[Stored items]
☆ ☆ ☆ ☆ ☆ ☆ ☆
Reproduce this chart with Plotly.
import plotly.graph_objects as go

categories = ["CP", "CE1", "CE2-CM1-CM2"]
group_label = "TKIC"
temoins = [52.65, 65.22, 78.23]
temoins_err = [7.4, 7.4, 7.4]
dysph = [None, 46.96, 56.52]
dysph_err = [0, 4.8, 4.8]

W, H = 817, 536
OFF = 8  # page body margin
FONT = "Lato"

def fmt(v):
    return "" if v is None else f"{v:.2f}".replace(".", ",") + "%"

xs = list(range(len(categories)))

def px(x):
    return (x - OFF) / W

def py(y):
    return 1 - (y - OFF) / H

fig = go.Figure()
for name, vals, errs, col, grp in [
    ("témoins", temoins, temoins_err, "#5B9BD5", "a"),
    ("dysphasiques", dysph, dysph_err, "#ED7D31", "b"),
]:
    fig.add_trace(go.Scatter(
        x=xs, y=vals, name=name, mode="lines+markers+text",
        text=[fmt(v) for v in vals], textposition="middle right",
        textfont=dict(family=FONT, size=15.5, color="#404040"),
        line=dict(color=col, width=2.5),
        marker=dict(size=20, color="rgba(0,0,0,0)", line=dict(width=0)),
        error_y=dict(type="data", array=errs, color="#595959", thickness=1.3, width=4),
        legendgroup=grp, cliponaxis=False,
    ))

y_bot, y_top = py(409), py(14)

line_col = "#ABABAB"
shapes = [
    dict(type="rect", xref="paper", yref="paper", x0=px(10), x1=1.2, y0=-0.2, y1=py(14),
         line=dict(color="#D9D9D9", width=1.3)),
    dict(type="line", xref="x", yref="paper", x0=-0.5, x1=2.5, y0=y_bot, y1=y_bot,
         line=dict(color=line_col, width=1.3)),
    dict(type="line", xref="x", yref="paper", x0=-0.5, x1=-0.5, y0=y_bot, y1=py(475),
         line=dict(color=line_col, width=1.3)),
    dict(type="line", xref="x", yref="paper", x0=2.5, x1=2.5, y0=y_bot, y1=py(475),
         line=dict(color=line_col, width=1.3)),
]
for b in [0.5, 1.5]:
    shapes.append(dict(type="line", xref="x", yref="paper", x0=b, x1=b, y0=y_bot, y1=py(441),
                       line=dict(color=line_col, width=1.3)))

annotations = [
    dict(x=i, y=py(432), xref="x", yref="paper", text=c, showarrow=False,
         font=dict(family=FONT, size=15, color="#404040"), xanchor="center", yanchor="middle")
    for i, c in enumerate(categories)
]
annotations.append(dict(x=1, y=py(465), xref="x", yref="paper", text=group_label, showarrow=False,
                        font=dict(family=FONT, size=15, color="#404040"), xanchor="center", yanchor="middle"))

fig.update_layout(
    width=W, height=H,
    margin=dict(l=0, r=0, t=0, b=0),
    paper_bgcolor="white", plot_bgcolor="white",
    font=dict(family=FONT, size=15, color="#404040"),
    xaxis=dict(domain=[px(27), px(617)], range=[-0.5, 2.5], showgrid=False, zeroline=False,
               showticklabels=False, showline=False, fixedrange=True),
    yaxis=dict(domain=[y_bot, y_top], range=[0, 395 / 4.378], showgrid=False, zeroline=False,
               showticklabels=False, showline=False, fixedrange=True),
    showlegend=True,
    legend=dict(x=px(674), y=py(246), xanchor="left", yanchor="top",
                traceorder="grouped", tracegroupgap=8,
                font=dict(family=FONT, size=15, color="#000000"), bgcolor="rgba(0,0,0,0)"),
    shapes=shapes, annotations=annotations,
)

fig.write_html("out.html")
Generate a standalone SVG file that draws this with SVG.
☆ ☆ ☆ ☆ ☆ ☆ ☆
Prompt: Quote exactly the first line of the data and every line after it through the one holding "return 1 - (y - OFF) / H".

The answer:
Reproduce this chart with Plotly.
import plotly.graph_objects as go

categories = ["CP", "CE1", "CE2-CM1-CM2"]
group_label = "TKIC"
temoins = [52.65, 65.22, 78.23]
temoins_err = [7.4, 7.4, 7.4]
dysph = [None, 46.96, 56.52]
dysph_err = [0, 4.8, 4.8]

W, H = 817, 536
OFF = 8  # page body margin
FONT = "Lato"

def fmt(v):
    return "" if v is None else f"{v:.2f}".replace(".", ",") + "%"

xs = list(range(len(categories)))

def px(x):
    return (x - OFF) / W

def py(y):
    return 1 - (y - OFF) / H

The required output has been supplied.